Combien de temps durera encore la bataille de Bagdad ? L’avancée des troupes américaines, pour être irrésistible, ne se paie pas moins du prix de centaines (ou de milliers ?) de soldats irakiens et de victimes civiles. Nous avons hâte que tout cela s’arrête. La fin du régime de Saddam Hussein constituera sans aucun doute l’aspect le plus spectaculaire et le plus convoité de la victoire de la coalition du président G. W. Bush. Sera-ce pour autant la fin des tribulations du peuple irakien ? Ce devrait être le souci de tous. Les Irakiens ont déjà tellement souffert ! Et pas seulement du fait d’un dictateur sanglant et mégalomane ! On oublie un peu trop, du côté américain, les souffrances endurées à cause d’un embargo qui dure depuis douze ans, et qui selon l’UNICEF aurait contribué à tuer un demi-million d’enfants. Nous savons à quel point ce genre d’informations est difficile à vérifier et comment il a servi d’argument de propagande au régime inhumain de Bagdad. Mais tout de même ! Il y a suffisamment de témoins impartiaux pour attester de l’extrême pénurie du pays en vivres et en médicaments pour ne pas mépriser cette réalité.

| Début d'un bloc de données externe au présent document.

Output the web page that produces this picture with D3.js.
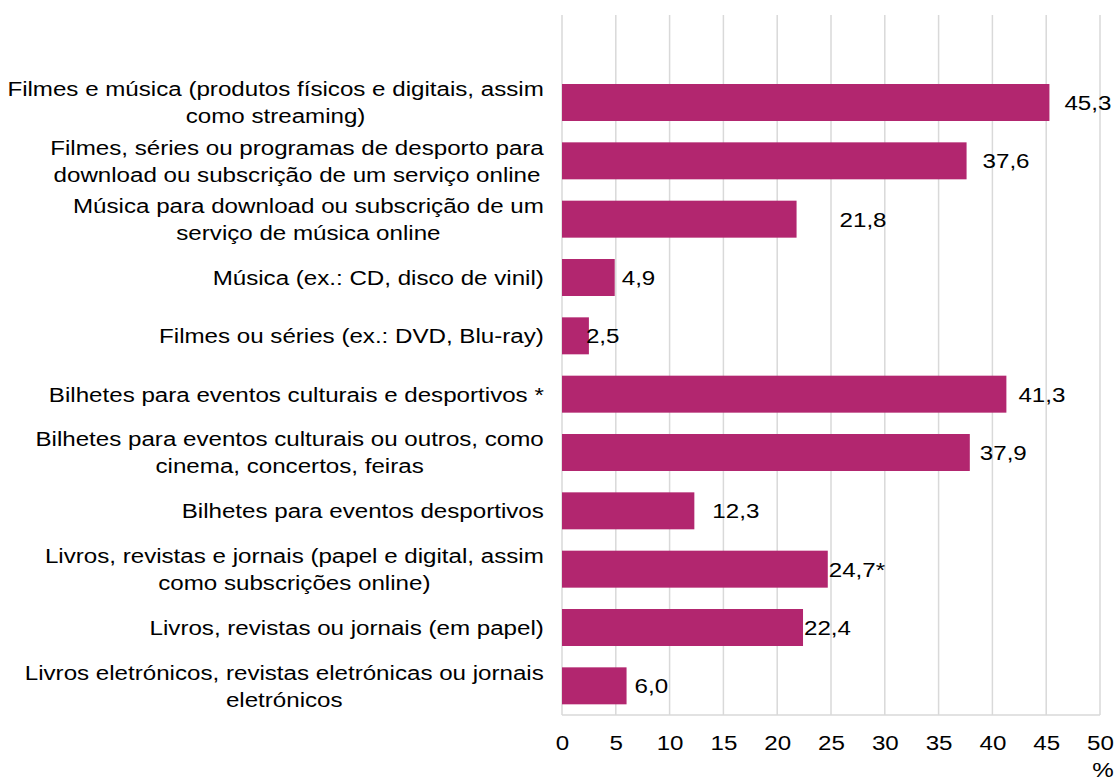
<!DOCTYPE html>
<meta charset="utf-8">
<title>Compras online - bens culturais</title>
<style>
body { margin: 0; background: #fff; }
text { font-family: "Liberation Sans", Arial, sans-serif; fill: #000; }
</style>

<script src="https://d3js.org/d3.v7.min.js"></script>

<div id="chart"></div>

<script>

// categories (each entry = lines of the label)
var categories = [
  ["Filmes e música (produtos físicos e digitais, assim", "como streaming)"],
  ["Filmes, séries ou programas de desporto para", "download ou subscrição de um serviço online"],
  ["Música para download ou subscrição de um", "serviço de música online"],
  ["Música (ex.: CD, disco de vinil)"],
  ["Filmes ou séries (ex.: DVD, Blu-ray)"],
  ["Bilhetes para eventos culturais e desportivos *"],
  ["Bilhetes para eventos culturais ou outros, como", "cinema, concertos, feiras"],
  ["Bilhetes para eventos desportivos"],
  ["Livros, revistas e jornais (papel e digital, assim", "como subscrições online)"],
  ["Livros, revistas ou jornais (em papel)"],
  ["Livros eletrónicos, revistas eletrónicas ou jornais", "eletrónicos"]
]
var values = [45.3, 37.6, 21.8, 4.9, 2.5, 41.3, 37.9, 12.3, 24.7, 22.4, 6.0]
var valueLabels = ["45,3", "37,6", "21,8", "4,9", "2,5", "41,3", "37,9", "12,3", "24,7*", "22,4", "6,0"]
var xTicks = [0, 5, 10, 15, 20, 25, 30, 35, 40, 45, 50]

// label nudges (px) -- labels were hand-placed in the original
var labelDx = [15, 16, 43, 7, -3, 12, 10, 18, 1, 1, 8]

var W = 1118, H = 782
var plot = {left: 562, right: 1100, top: 15, bottom: 715}
var step = (plot.bottom - plot.top) / 12   // first slot is left empty
var fs = 21, stretch = 1.15               // the original text is a bit wide

var svg = d3.select("#chart").append("svg")
  .attr("width", W).attr("height", H)

var x = d3.scaleLinear().domain([0, 50]).range([plot.left, plot.right])
var y = d3.scaleBand()
  .domain(d3.range(categories.length))
  .range([plot.top + step, plot.bottom])
  .paddingInner(0.366)
  .paddingOuter(0.183)

// gridlines
svg.append("g")
  .selectAll("line")
  .data(xTicks).enter()
  .append("line")
    .attr("x1", function(d) { return x(d) }).attr("x2", function(d) { return x(d) })
    .attr("y1", plot.top).attr("y2", plot.bottom)
    .attr("stroke", "#d9d9d9").attr("stroke-width", 1.5)

// bottom axis line
svg.append("line")
  .attr("x1", plot.left).attr("x2", plot.right)
  .attr("y1", plot.bottom).attr("y2", plot.bottom)
  .attr("stroke", "#d9d9d9").attr("stroke-width", 1.5)

// x tick labels
var xAxis = svg.append("g")
  .attr("transform", "translate(0," + plot.bottom + ")")
  .call(d3.axisBottom(x).tickValues(xTicks).tickSize(0).tickPadding(20))
xAxis.select(".domain").remove()
xAxis.selectAll("text").attr("font-size", fs).attr("fill", "#000")
  .attr("transform", "scale(" + stretch + ",1)")
  .style("font-family", "'Liberation Sans', Arial, sans-serif")

svg.append("text")
  .attr("transform", "translate(" + (plot.right + 3) + ",777) scale(" + stretch + ",1)")
  .attr("text-anchor", "middle").attr("font-size", fs)
  .text("%")

// bars
svg.append("g")
  .selectAll("rect")
  .data(values).enter()
  .append("rect")
    .attr("x", x(0))
    .attr("y", function(d, i) { return y(i) })
    .attr("width", function(d) { return x(d) - x(0) })
    .attr("height", y.bandwidth())
    .attr("fill", "#b2266f")

// value labels
svg.append("g")
  .selectAll("text")
  .data(values).enter()
  .append("text")
    .attr("transform", function(d, i) {
      return "translate(" + (x(d) + labelDx[i]) + "," + (y(i) + y.bandwidth() / 2) + ") scale(" + stretch + ",1)"
    })
    .attr("dy", "0.35em")
    .attr("font-size", fs)
    .text(function(d, i) { return valueLabels[i] })

// category labels: block right-aligned, lines centered inside block
var labelRight = 544, lineH = 27
var catG = svg.append("g")
categories.forEach(function(lines, i) {
  var cy = y(i) + y.bandwidth() / 2
  var gs = lines.map(function(l, j) {
    var g = catG.append("g")
    g.append("text")
      .attr("font-size", fs)
      .attr("text-anchor", "middle")
      .attr("dy", "0.35em")
      .text(l)
    return {g: g, y: cy + (j - (lines.length - 1) / 2) * lineH}
  })
  var maxW = d3.max(gs, function(o) { return o.g.select("text").node().getComputedTextLength() }) * stretch
  gs.forEach(function(o) {
    o.g.attr("transform", "translate(" + (labelRight - maxW / 2) + "," + o.y + ") scale(" + stretch + ",1)")
  })
})

</script>
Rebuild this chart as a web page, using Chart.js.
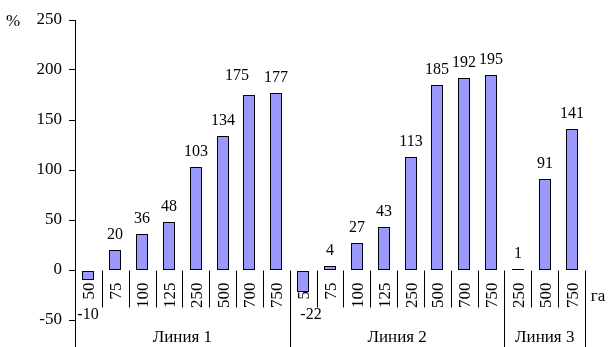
<!DOCTYPE html>
<html>
<head>
<meta charset="utf-8">
<script src="https://cdn.jsdelivr.net/npm/chart.js@4.4.1/dist/chart.umd.min.js"></script>
<style>
  html, body { margin: 0; padding: 0; background: #fff; }
  #wrap { width: 608px; height: 347px; }
</style>
</head>
<body>
<div id="wrap"><canvas id="myChart" width="608" height="347"></canvas></div>
<script>
// Datos del gráfico
const grupos = ['Линия 1', 'Линия 2', 'Линия 3'];
const hectareas1 = ['50', '75', '100', '125', '250', '500', '700', '750'];
const hectareas2 = ['50', '75', '100', '125', '250', '500', '700', '750'];
const hectareas3 = ['250', '500', '750'];
const valores1 = [-10, 20, 36, 48, 103, 134, 175, 177];
const valores2 = [-22, 4, 27, 43, 113, 185, 192, 195];
const valores3 = [1, 91, 141];
const ticksY = [-50, 0, 50, 100, 150, 200, 250];

// Unir los grupos para la escala de categorías
const etiquetas = [...hectareas1, ...hectareas2, ...hectareas3];
const valores = [...valores1, ...valores2, ...valores3];
const tamGrupos = [hectareas1.length, hectareas2.length, hectareas3.length];

const FUENTE = '"Liberation Serif", "Times New Roman", serif';

// Límites entre grupos (índices de categoría)
const limites = [0];
tamGrupos.forEach(n => limites.push(limites[limites.length - 1] + n));

function linea(ctx, x1, y1, x2, y2) {
  ctx.beginPath();
  ctx.moveTo(x1, y1);
  ctx.lineTo(x2, y2);
  ctx.stroke();
}

// Dibuja el eje de categorías a mano (rótulos girados, separadores y grupos)
const ejeCategorias = {
  id: 'ejeCategorias',
  beforeDatasetsDraw(chart) {
    const ctx = chart.ctx;
    const x = chart.scales.x;
    const y = chart.scales.y;
    const y0 = Math.round(y.getPixelForValue(0)) + 0.5;
    const medio = (x.getPixelForValue(1) - x.getPixelForValue(0)) / 2;

    // ajustar las barras a píxeles enteros para que el borde quede nítido
    chart.getDatasetMeta(0).data.forEach(bar => {
      const w = Math.round(bar.width);
      bar.width = w;
      bar.x = Math.round(bar.x - w / 2) + w / 2;
      bar.y = Math.round(bar.y);
      bar.base = Math.round(bar.base);
    });

    ctx.save();
    ctx.strokeStyle = '#000';
    ctx.lineWidth = 1;

    // separadores de categorías
    for (let i = 0; i <= etiquetas.length; i++) {
      const px = Math.round(x.getPixelForValue(i) - medio) + 0.5;
      const largo = limites.includes(i) ? chart.height : y0 + 37;
      linea(ctx, px, y0, px, largo);
    }

    // rótulos de hectáreas (girados)
    ctx.fillStyle = '#000';
    ctx.font = '17px ' + FUENTE;
    ctx.textAlign = 'right';
    ctx.textBaseline = 'alphabetic';
    etiquetas.forEach((et, i) => {
      ctx.save();
      ctx.translate(x.getPixelForValue(i), y0 + 12);
      ctx.rotate(-Math.PI / 2);
      ctx.fillText(et, 0, 6);
      ctx.restore();
    });

    // nombres de las líneas
    ctx.textAlign = 'center';
    grupos.forEach((g, k) => {
      const a = x.getPixelForValue(limites[k]) - medio;
      const b = x.getPixelForValue(limites[k + 1]) - medio;
      ctx.fillText(g, (a + b) / 2, chart.height - 5);
    });

    // unidades
    ctx.fillText('%', 13, y.getPixelForValue(250) + 6);
    ctx.fillText('га', 598, y0 + 30);
    ctx.restore();
  },
  afterDatasetsDraw(chart) {
    const ctx = chart.ctx;
    const y = chart.scales.y;
    const meta = chart.getDatasetMeta(0);
    ctx.save();
    ctx.fillStyle = '#000';
    ctx.font = '16px ' + FUENTE;
    ctx.textAlign = 'center';
    ctx.textBaseline = 'alphabetic';
    meta.data.forEach((bar, i) => {
      const v = valores[i];
      if (v >= 0) {
        // la etiqueta 175 está corrida a la izquierda en el original
        const dx = v === 175 ? -12 : 0;
        const dy = v === 175 ? -4 : 0;
        ctx.fillText(String(v), bar.x + dx, bar.y - 11 + dy);
      } else {
        const dx = v === -22 ? 8 : 0;
        ctx.fillText(String(v), bar.x + dx, y.getPixelForValue(-50) - 1);
      }
    });
    ctx.restore();
  }
};

const ctx = document.getElementById('myChart').getContext('2d');
const chart = new Chart(ctx, {
  type: 'bar',
  data: {
    labels: etiquetas,
    datasets: [{
      data: valores,
      backgroundColor: '#9999FF',
      borderColor: '#000000',
      borderWidth: 1,
      borderSkipped: false,
      inflateAmount: 0,
      barPercentage: 0.46,
      categoryPercentage: 1
    }]
  },
  options: {
    responsive: false,
    devicePixelRatio: 1,
    animation: false,
    layout: { padding: { top: 20, bottom: 27, left: 0, right: 23 } },
    plugins: {
      legend: { display: false },
      tooltip: { enabled: false }
    },
    scales: {
      x: { display: false },
      y: {
        min: -50,
        max: 250,
        afterBuildTicks: (scale) => { scale.ticks = ticksY.map(v => ({ value: v })); },
        afterFit: (scale) => { scale.width = 75; },
        border: { display: true, color: '#000', width: 1 },
        grid: { drawOnChartArea: false, drawTicks: true, tickLength: 6, color: '#000' },
        ticks: {
          color: '#000',
          padding: 7,
          font: { family: FUENTE, size: 17 }
        }
      }
    }
  },
  plugins: [ejeCategorias]
});
</script>
</body>
</html>
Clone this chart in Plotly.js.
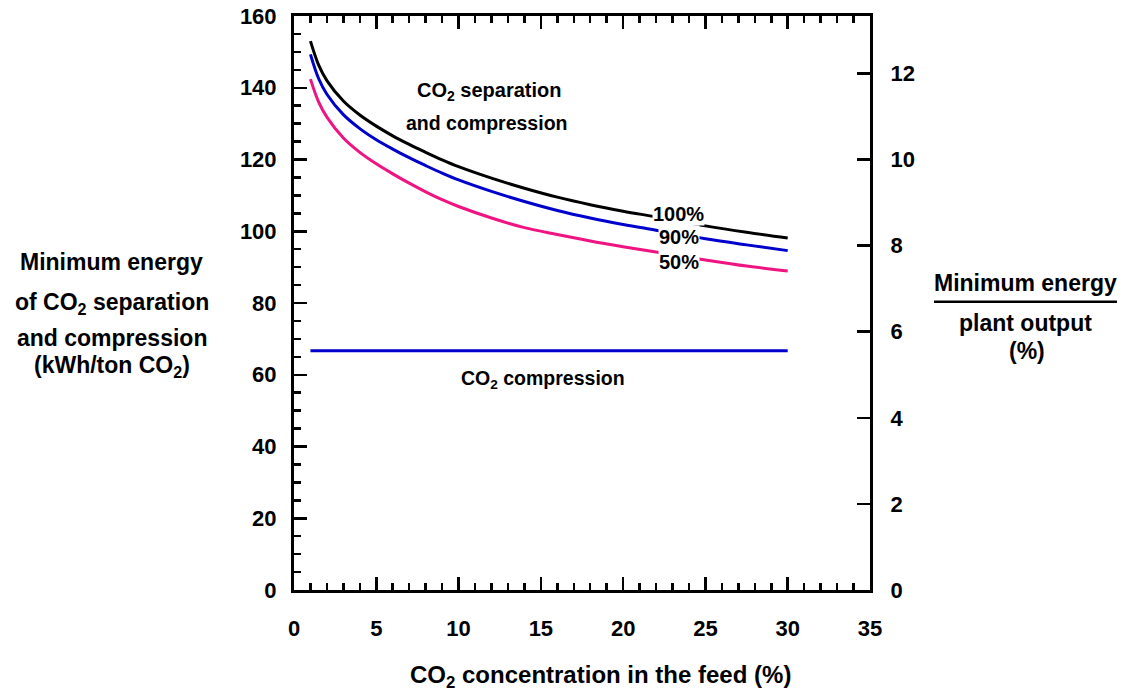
<!DOCTYPE html>
<html>
<head>
<meta charset="utf-8">
<script src="https://cdn.plot.ly/plotly-3.0.1.min.js"></script>
<style>
  html, body { margin: 0; padding: 0; background: #fff; }
  #chart { width: 1127px; height: 691px; }
</style>
</head>
<body>
<div id="chart"></div>
<script>
// CO2 concentration in the feed (%)
const feedConc = [1, 1.5, 2, 3, 4, 5, 6, 7, 8, 9, 10, 12, 14, 16, 18, 20, 22, 25, 27.5, 30];
// Minimum energy of CO2 separation and compression (kWh/ton CO2), by capture rate
const capture100 = [153.0, 146.3, 142.0, 136.3, 132.4, 129.3, 126.6, 124.2, 122.0, 119.9, 118.0, 114.8, 112.0, 109.5, 107.4, 105.6, 104.0, 101.5, 99.7, 98.1];
const capture90  = [149.3, 142.5, 138.2, 132.5, 128.6, 125.5, 122.9, 120.5, 118.3, 116.2, 114.3, 111.1, 108.3, 105.8, 103.7, 101.9, 100.3, 97.9, 96.2, 94.6];
const capture50  = [142.4, 136.0, 131.8, 126.0, 122.0, 118.8, 116.0, 113.4, 111.0, 108.8, 106.9, 103.7, 101.0, 99.1, 97.3, 95.7, 94.2, 92.0, 90.3, 88.9];
// CO2 compression only
const compressionX = [1, 30];
const compressionY = [66.7, 66.7];
// Series labels
const seriesLabels = ["100%", "90%", "50%"];

const FONT = "Arial, 'Liberation Sans', Helvetica, sans-serif";
const lineW = 3;

const traces = [
  {x: feedConc, y: capture100, mode: "lines", line: {color: "#000000", width: lineW, shape: "spline"}, name: seriesLabels[0]},
  {x: feedConc, y: capture90, mode: "lines", line: {color: "#0000cc", width: lineW, shape: "spline"}, name: seriesLabels[1]},
  {x: feedConc, y: capture50, mode: "lines", line: {color: "#f01482", width: lineW, shape: "spline"}, name: seriesLabels[2]},
  {x: compressionX, y: compressionY, mode: "lines", line: {color: "#0000cc", width: lineW}, name: "CO2 compression"},
  // invisible trace to activate the right axis
  {x: [0], y: [0], yaxis: "y2", mode: "markers", marker: {opacity: 0}, hoverinfo: "skip", showlegend: false}
];

function ann(text, x, y, xref, yref, size, extra) {
  return Object.assign({
    text: text, x: x, y: y, xref: xref, yref: yref,
    showarrow: false, xanchor: "center", yanchor: "middle",
    font: {family: FONT, size: size, color: "#000", weight: "bold"}
  }, extra || {});
}

const annotations = [
  // left title
  ann("Minimum energy", -0.316, 0.5706, "paper", "paper", 23),
  ann("of CO<sub>2</sub> separation", -0.316, 0.4983, "paper", "paper", 23),
  ann("and compression", -0.316, 0.4382, "paper", "paper", 23),
  ann("(kWh/ton CO<sub>2</sub>)", -0.316, 0.3902, "paper", "paper", 23),
  // right title
  ann("Minimum energy", 1.2691, 0.5357, "paper", "paper", 23),
  ann("plant output", 1.2708, 0.4650, "paper", "paper", 23),
  ann("(%)", 1.2726, 0.4170, "paper", "paper", 23),
  // x title
  ann("CO<sub>2</sub> concentration in the feed (%)", 0.5321, -0.1515, "paper", "paper", 24),
  // in-plot labels
  ann("CO<sub>2</sub> separation", 11.85, 138.9, "x", "y", 20),
  ann("and compression", 11.70, 130.2, "x", "y", 19.5),
  ann("CO<sub>2</sub> compression", 15.15, 58.8, "x", "y", 19.5),
  ann(seriesLabels[0], 23.35, 104.8, "x", "y", 20, {bgcolor: "#fff", borderpad: 0}),
  ann(seriesLabels[1], 23.4, 98.26, "x", "y", 20, {bgcolor: "#fff", borderpad: 0}),
  ann(seriesLabels[2], 23.4, 91.43, "x", "y", 20, {bgcolor: "#fff", borderpad: 0})
];

const tickFont = {family: FONT, size: 22, color: "#000", weight: "bold"};

const layout = {
  width: 1127, height: 691,
  margin: {l: 294, r: 257, t: 16, b: 101, pad: 0},
  paper_bgcolor: "#fff", plot_bgcolor: "#fff",
  showlegend: false,
  font: {family: FONT, color: "#000"},
  xaxis: {
    range: [0, 35], dtick: 5, tick0: 0,
    showgrid: false, zeroline: false,
    showline: true, linecolor: "#000", linewidth: 3, mirror: "ticks",
    ticks: "inside", ticklen: 13, tickwidth: 2.5, tickcolor: "#000",
    minor: {dtick: 1, ticks: "inside", ticklen: 7, tickwidth: 2.5, tickcolor: "#000", showgrid: false},
    tickfont: tickFont, ticklabelstandoff: 17
  },
  yaxis: {
    range: [0, 160], dtick: 20, tick0: 0,
    showgrid: false, zeroline: false,
    showline: true, linecolor: "#000", linewidth: 3, mirror: false,
    ticks: "inside", ticklen: 13, tickwidth: 2.5, tickcolor: "#000",
    minor: {dtick: 5, ticks: "inside", ticklen: 7, tickwidth: 2.5, tickcolor: "#000", showgrid: false},
    tickfont: tickFont, ticklabelstandoff: 10
  },
  yaxis2: {
    overlaying: "y", side: "right",
    range: [0, 160 / 12], dtick: 2, tick0: 0,
    showgrid: false, zeroline: false,
    showline: true, linecolor: "#000", linewidth: 3,
    ticks: "inside", ticklen: 13, tickwidth: 2.5, tickcolor: "#000",
    tickfont: tickFont, ticklabelstandoff: 13
  },
  annotations: annotations,
  shapes: [
    {type: "line", xref: "paper", yref: "paper", x0: 1.1111, x1: 1.4288, y0: 0.5023, y1: 0.5023,
     line: {color: "#000", width: 2.5}}
  ]
};

Plotly.newPlot("chart", traces, layout, {staticPlot: true, displayModeBar: false});
</script>
</body>
</html>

Un prêtre français, secrétaire général de la fondation Beato Angelico d’Assise, Jean-Marie Benjamin, vient de publier son journal de cinq années de voyages au cœur de l’Irak (Irak, ce que Bush ne dit pas, éd. CLD). Le constat est accablant. Comment veut-on qu’un peuple à ce point malmené ait vraiment confiance en ses « libérateurs », alors que ceux-ci n’ont cessé de le persécuter ? Qui ose parler des effets dévastateurs de la contamination radioactive des armes à l’uranium utilisées pendant la guerre du Golfe ? Qui évoque le résultat de vingt-trois mille opérations aériennes non autorisées au-dessus du territoire irakien ?
Une fois le régime dictatorial abattu, il faudra reconstruire. Il est difficile d’imaginer comment s’opérera la phase transitoire dans un pays occupé, où l’Amérique ne pourra pas maintenir trop longtemps ses troupes. Ce qui est sûr, c’est que la paix ne sera définitivement acquise qu’avec l’accord profond des diverses communautés de ce pays, et qu’elle exigera de la part de la communauté internationale un élan de solidarité exceptionnel. Il n’est pas rassurant que l’après-guerre se négocie à coups de contrats mirobolants pour assurer aux sociétés américaines les dividendes de la victoire. Seule, nous le redisons, une conférence internationale, réunissant tous les partenaires possibles, y compris ceux qui ont refusé la guerre anglo-américaine, sera en mesure de panser les plaies, pour permettre à ce pays accablé d’espérer, au-delà de sa survie, sa renaissance.